De provincies Flevoland, Friesland en Overijssel financieren een onderzoek naar de haalbaarheid van een investeringsfonds voor de bruine vloot. Scheepseigenaren hebben steeds meer moeite om bij banken geld te lenen voor de investeringen die nodig zijn om de schepen varend te houden. Met een eigen investeringsfonds zou dit marktfalen kunnen worden ondervangen, denken de drie provincies.
“Sinds de bankencrisis in 2008 zijn de reguliere banken steeds terughoudender met het verstrekken van financiering voor investeringen in de traditionele schepen”, schrijven Flevoland, Friesland en Overijssel in een toelichting. “Dat terwijl er juist nu een grote behoefte is om te investeren in het toekomstbestendig maken van de vloot. Zo zijn investeringen nodig om milieumaatregelen te nemen, zoals schonere motoren.”

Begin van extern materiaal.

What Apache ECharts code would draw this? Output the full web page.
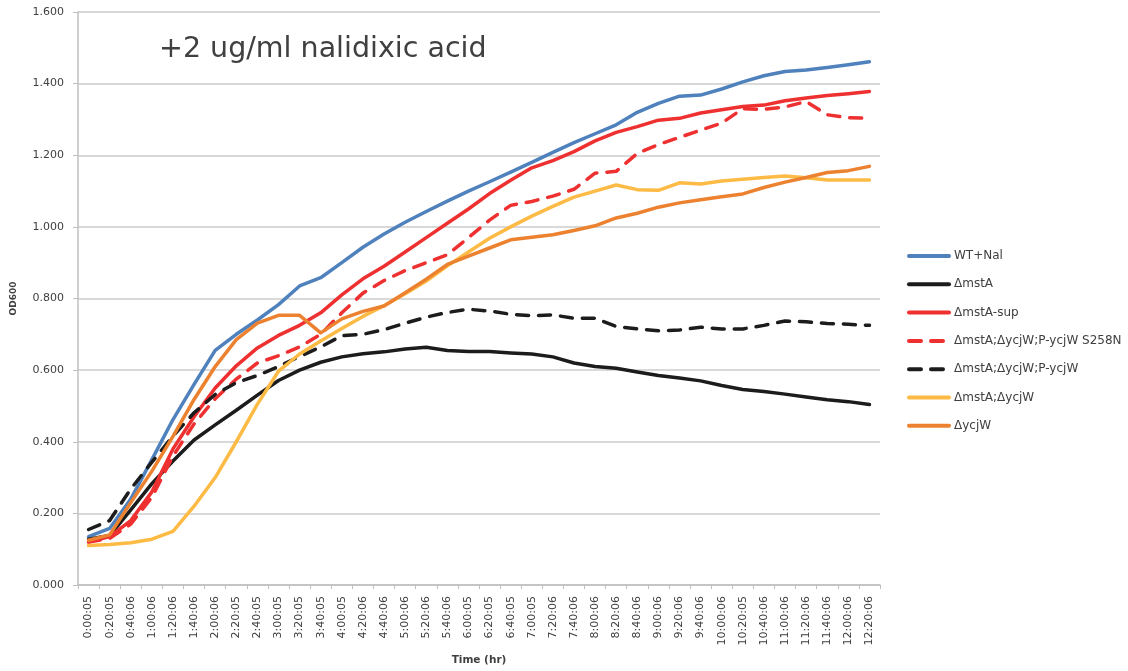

Maar er moet meer gebeuren en betaald worden. “Ook vraagt de toeristische markt om vernieuwing, moeten er maatregelen genomen worden in het kader van coronabestrijding en de anderhalve meter samenleving. Verder moet er worden geïnvesteerd in onderhoud en levensverlenging van de schepen.”
Geld lenen
Het onderzoek moet aantonen of het mogelijk is om met externe financiers een fonds op te richten waar scheepseigenaren wél geld kunnen lenen voor de genoemde maatregelen. De provincies Flevoland, Friesland en Overijssel – waar veel van de schepen een ligplaats hebben – zijn bereid de kosten van het onderzoek voor hun rekening te nemen. Het gaat om 30.000 euro.
De bruine vloot bestaat uit ruim 400 historische zeilschepen die voornamelijk varen op het IJsselmeer, het Markermeer en de Waddenzee. Veel van de schepen halen hun inkomsten uit het organiseren van zeiltrips en -vakanties. Door de coronamaatregelen zag de vloot de omzet in 2020 met circa 75 procent kelderen, en de vooruitzichten voor 2021 zijn ook ongunstig. Afgelopen zomer stelde de rijksoverheid 15 miljoen euro beschikbaar als noodhulp in de coronacrisis, maar dat geld is nog steeds niet uitgekeerd.